I accept Clifford Ando's argument that petitions were performative communication. With each petition a citizen redeemed Rome's implicit claim to be the guarantor of social and political stability. In Ando's words, petitions “establish intersubjective recognition of normative validity claims.” (78) Via petitions government and governed recognized each other as such and accepted their mutual obligations. Kelly observes an “ethos of careful and prompt execution” among bureaucrats in Late Roman Egypt. (77) This ethos based on performance motivates bureaucrats in my model to answer as large a share of petitions received as possible. But self-interest constrains good intentions. Persuading subjects that the social order is normative might benefit Roman rule in general, but it is unclear how much the good of the group would have overcome natural resistance to the hard work of intervening in village problems. One magistrate might be tempted to let some other strategos worry about universal intersubjective recognition while he takes a long weekend. If all of them think like this, justice grinds to a halt. From the villagers' perspective, too much abstraction exsanguinates the petition process entirely. The villager whose son was beaten nearly to death probably cared more about retribution than getting feedback that the social order is normative. (BGU 1 45) Individual conflicts mattered.

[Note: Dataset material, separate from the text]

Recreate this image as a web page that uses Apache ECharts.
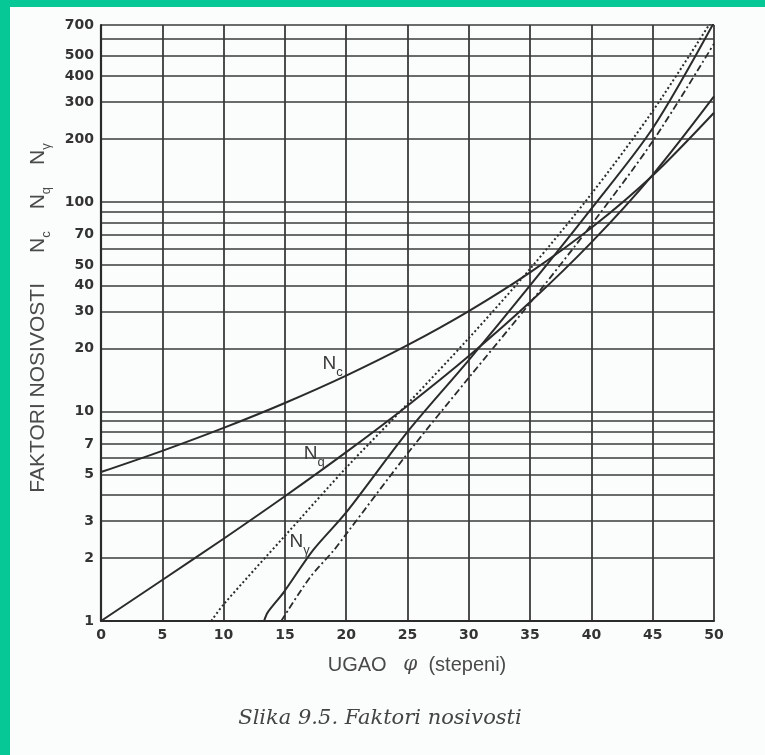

My analytical approach takes both political performance and individual interests into account. It may be useful to think of the “legal system” as the aggregate of the conscious choices of villagers and magistrates. We can learn much about this aggregate by characterizing individual choices. The choices of villagers (do I send a petition or not?) and magistrates (do I intervene or stonewall this petition?) each depend on what the players expect that others will do. In other words, the petition process was strategic. Strategic situations lend themselves to game theoretic modeling. (Myerson 1-2) I develop a simple mathematical model to make precise arguments that require very few and very reasonable assumptions. We do not have to imagine any universal social rules for Roman Egypt to explain the decision to invoke the law. (Hobson 1993) This approach is useful because it connects phenomena we understand in non-obvious ways that might have resisted connection without a model. History is messy, but our arguments don't have to be.